Are T-14's enough to change the overall forces balance equation in the region with Pakistan and China? Not really. Will it be the best tank in the entire subcontinent (or the whole continent for that matter), most likely yes. But it doesn't sway the power balance in favor of India, not on its own. If they even end up fielding it, which isn't even certain yet.
Personally, I see it as an attempt at a symmetrical forces Ballance response to the Chinese. It'll look good on paper, but that's all that'll achieve. The problem is, China won't respond in a symmetrical (tank vs tank) way, in the event of a real war. China has vastly more intelligence-gathering capacity than India, particularly space-born assets. China is also incredibly strong (arguably a world authority) on AI, machine learning, and so on. Not least because it has a lot of military significance, in the era of unmanned, autonomous, and intelligence assets. So China has the luxury of dictating the terms of engagement. It'll choose an approach to minimize casualties and cost. The only time they'll fight on symmetrical terms is through the sort of fistfights you see on Ladakh. Which China came out on top btw
Or international competition like tank biathlons. Chinese (who used their own tanks) came 2nd place most of the time, after Russia (host). Indian's..... Let's just say after coming last in 2017, they've stopped competing.
Also unlike India, China also designs and develops its own equipment based on its own specific technical requirements and national interests. India just buys off-the-shelf equipment and shoehorns it to fit their particular tactical and strategic needs. Doesn't always work. Just like how their fancy Bofor field guns completely failed in Kargil. Pakistani artillery wasn't better either. One valuable lesson that conflict showed is how one can't use SEA LEVEL-based plotting calculations, at the sort of altitudes and atmospheric conditions in the Khagil theatre that took place. You can't even use the same hardware even. Chinese learned this from analyzing the conflict, and have developed purpose-built equipment accordingly. The VT-5/Type-15 is another example of equipment specifically designed for high-altitude mountainous warfare. It will alloy PLA to deploy armor to areas Indian's cannot. It's a similar thing with the Spice bombs in balakot. Works very well in the middle east, evidently didn't work well in very undulating terrain that can mess up navigation and guidance systems.

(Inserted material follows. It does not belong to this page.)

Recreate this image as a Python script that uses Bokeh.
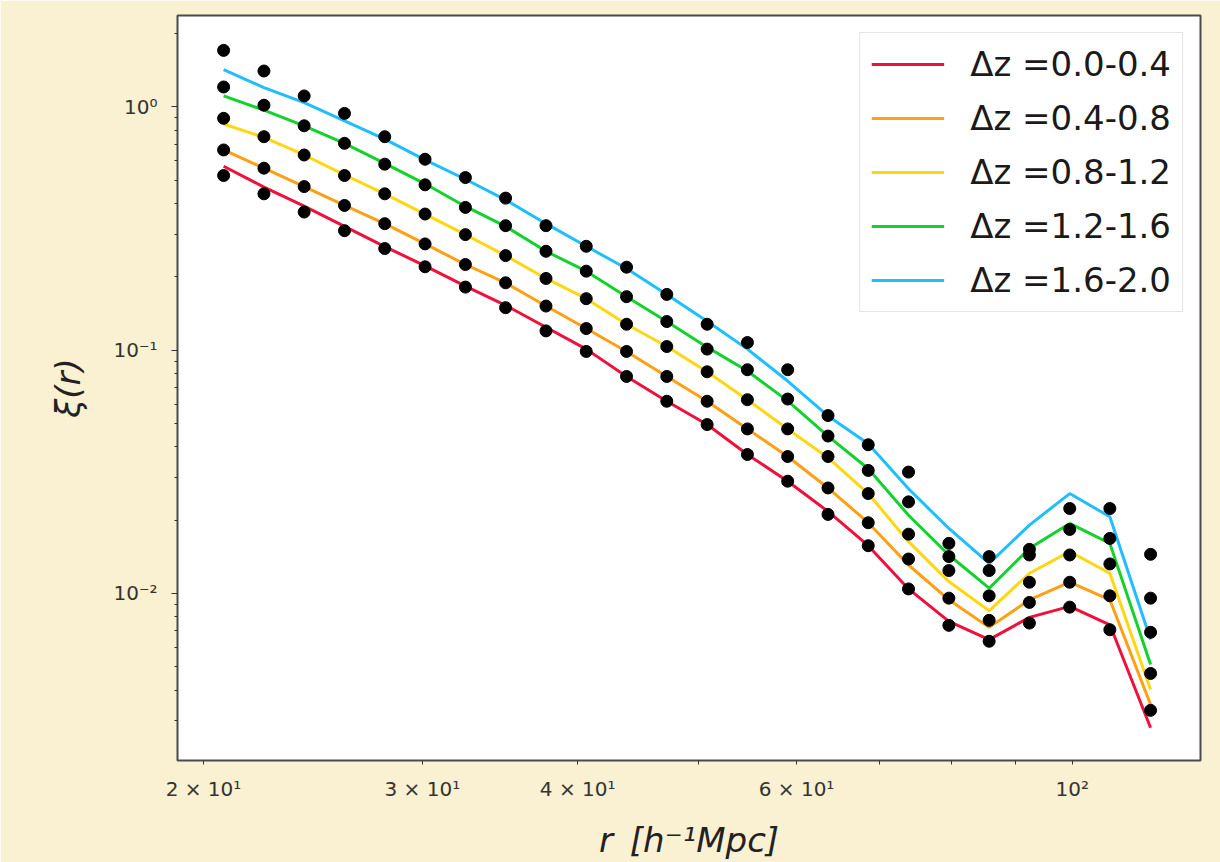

Other than bragging about having the best tank in the region, I don't see it shifting the balance that much. Leaving that aside, it's a very capable tank. If Pakistanis had it, they'd be bragging about it, as they did with VT-4s, or T-80UD (arguably most capable tank in the subcontinent for its time) acquisition before that.
As for the premise of tanks being absolute (just bc your enemy can afford fancy tanks), most armies don't think so. The T-14 produced a very symmetrical response in the west for new or upgraded MBTs. Airpower and drones alone aren't enough to win wars by themselves either. If that was the case, the coalition wouldn't have been lost Afghanistan. The one-sided coalition military victory in both gulf wars wasn't achieved by air power alone. They deployed a heck of a lot of tanks and ground assets. The fact is, airpower cannot control and hold territory on its own, for a meaningful amount of time. Men on the ground do. Support by armor, airpower, air defense units, intelligence, drones, etc etc. Everything has its place on the chessboard.